Alright, “performance icon” might be a bit generous, but the Mitsubishi 3000GT (known as the Mitsubishi GTO in Japan) was a something of a contender in the early to mid 90s. The VR-4 variant got a twin-turbo V6 which delivered between 276 and 320 horsepower through a cutting-edge all-wheel drive and four-wheel steering system, just some of the many advanced technologies on the Mitsu coupe.
Unfortunately, the cramped engine bay made it an unlikely candidate for aftermarket performance, and high cost (starting around $30,0000 and topping out at over $50,000) made the 3000GT a niche market vehicle at best. Once the Mitsu-Chrysler alliance ended in tears, the 3000GT was left without its corporate cousin, the Dodge Stealth, to help shoulder production costs. The 3000GT soldiered on alone until 1999, when it was finally canned, and replaced with the Lancer Evolution.
And so we find ourselves, 15 years later, reading a report in one hand about the cancellation of the Evo, and in the other hand, the resurrection of the 3000GT. Full freakin’ circle, baby.
The idea of bringing back a Mitsubishi performance car as a 2+2 coupe, instead of a sedan, was raised by Mitsu’s U.K. chief Lance Bradley. Though Bradley didn’t mention the 3000GT by name, the only other coupe from Mitsubishi’s past was the Eclipse, which ditched all pretense of performance to cater to the O.C. crowd.
The Eclipse was also cancelled, by the way, and it was never sold as a technological powerhouse. The 3000GT though?
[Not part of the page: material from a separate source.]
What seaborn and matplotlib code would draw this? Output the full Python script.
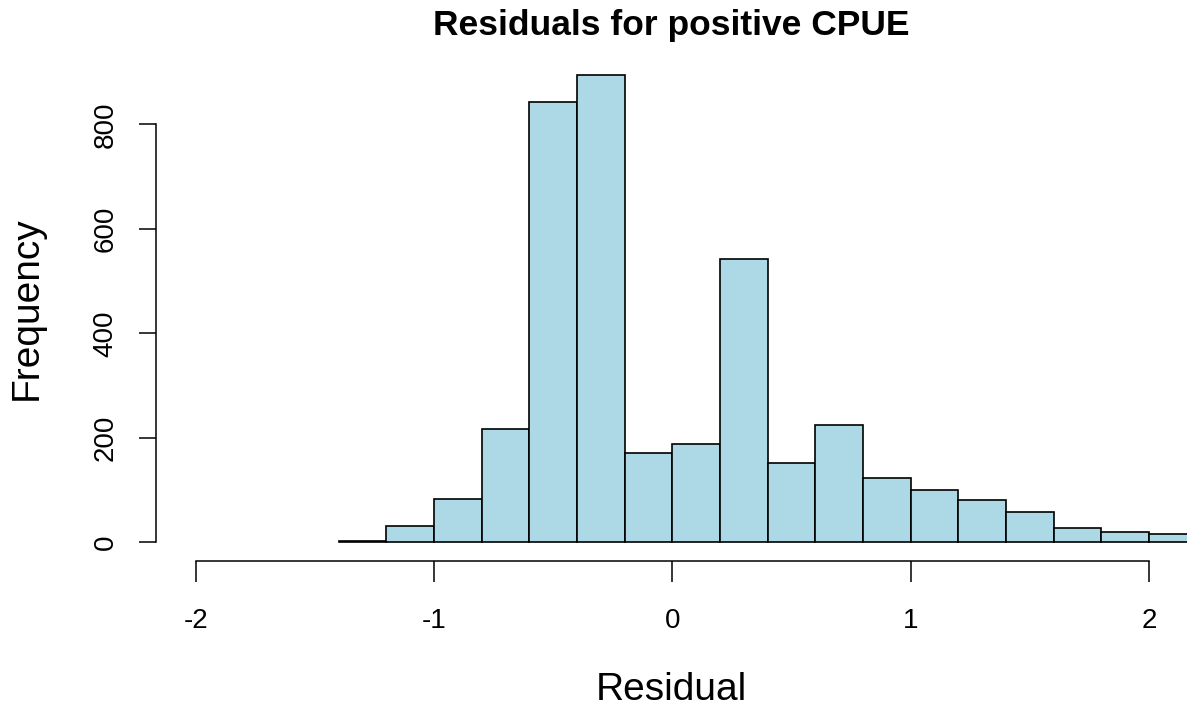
import matplotlib
matplotlib.use("Agg")
import matplotlib.pyplot as plt
import numpy as np
import pandas as pd
import seaborn as sns

# Histogram of residuals: bin edges (width 0.2) and counts per bin
bin_edges = [-1.4, -1.2, -1.0, -0.8, -0.6, -0.4, -0.2, 0.0, 0.2, 0.4,
             0.6, 0.8, 1.0, 1.2, 1.4, 1.6, 1.8, 2.0, 2.2]
counts = [2, 31, 82, 217, 843, 894, 170, 188, 542, 152,
          224, 123, 101, 80, 57, 28, 20, 16]
x_ticks = [-2, -1, 0, 1, 2]
y_ticks = [0, 200, 400, 600, 800]

sns.set_theme(style="white")
plt.rcParams["font.family"] = ["Liberation Sans", "DejaVu Sans"]
plt.rcParams["axes.unicode_minus"] = False
plt.rcParams["text.color"] = "black"
plt.rcParams["axes.labelcolor"] = "black"
plt.rcParams["xtick.color"] = "black"
plt.rcParams["ytick.color"] = "black"

W, H = 1187, 711
fig = plt.figure(figsize=(W / 100, H / 100), dpi=100)
left, right, top, bottom = 156, 1187, 55.4, 561.4
ax = fig.add_axes([left / W, (H - bottom) / H, (right - left) / W, (bottom - top) / H])

edges = np.array(bin_edges)
df = pd.DataFrame({"residual": (edges[:-1] + edges[1:]) / 2, "count": counts})
sns.histplot(data=df, x="residual", weights="count", bins=list(bin_edges), ax=ax,
             color="#ADD8E6", edgecolor="black", linewidth=1.2, alpha=1.0)

ax.set_xlim(-2.167, 2.16)
ax.set_ylim(-36.6, 931.9)

for s in ("top", "right"):
    ax.spines[s].set_visible(False)
ax.spines["left"].set_bounds(0, 800)
ax.spines["bottom"].set_bounds(-2, 2)
for s in ("left", "bottom"):
    ax.spines[s].set_color("black")
    ax.spines[s].set_linewidth(1.1)

ax.set_xticks(x_ticks)
ax.set_xticklabels([str(v) for v in x_ticks])
ax.set_yticks(y_ticks)
ax.set_yticklabels([str(v) for v in y_ticks], rotation=90, va="center")
ax.tick_params(axis="x", direction="out", length=15, width=1.1, color="black",
               labelsize=20, labelcolor="black", pad=18.5, bottom=True)
ax.tick_params(axis="y", direction="out", length=12, width=1.1, color="black",
               labelsize=20, labelcolor="black", pad=15, left=True)

ax.set_xlabel("Residual", fontsize=28, color="black")
ax.xaxis.label.set_va("baseline")
ax.xaxis.set_label_coords(0.5, (bottom - 700) / (bottom - top))
ax.set_ylabel("Frequency", fontsize=28, color="black")
ax.yaxis.label.set_va("baseline")
ax.yaxis.set_label_coords((37 - left) / (right - left), 0.5)

ax.set_title("Residuals for positive CPUE", fontsize=25.5, fontweight="bold",
             color="black", y=1 + (top - 35) / (bottom - top), pad=0)

fig.savefig("out.png", dpi=100, facecolor="white")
It would be a great candidate for a modern performance hybrid, perhaps borrowing the plug-in drivetrain from the hot-selling Mitsubishi Outlander PHEV, which also utilizes all-wheel drive. In my mind, it’s a no brainer, but the suits have to make a business case for such a car. The Lancer Evolution was rumored to get a hybrid drivetrain, but that obviously didn’t pan out.
Is Mitsubishi ready to make such a daring vehicle? The allotment of funds and resources might be better used expanding more popular models, but the Mitsubishi brand isn’t doing too well in America right now. An exciting new performance car with a cutting edge, hybrid drivetrain could do the trick.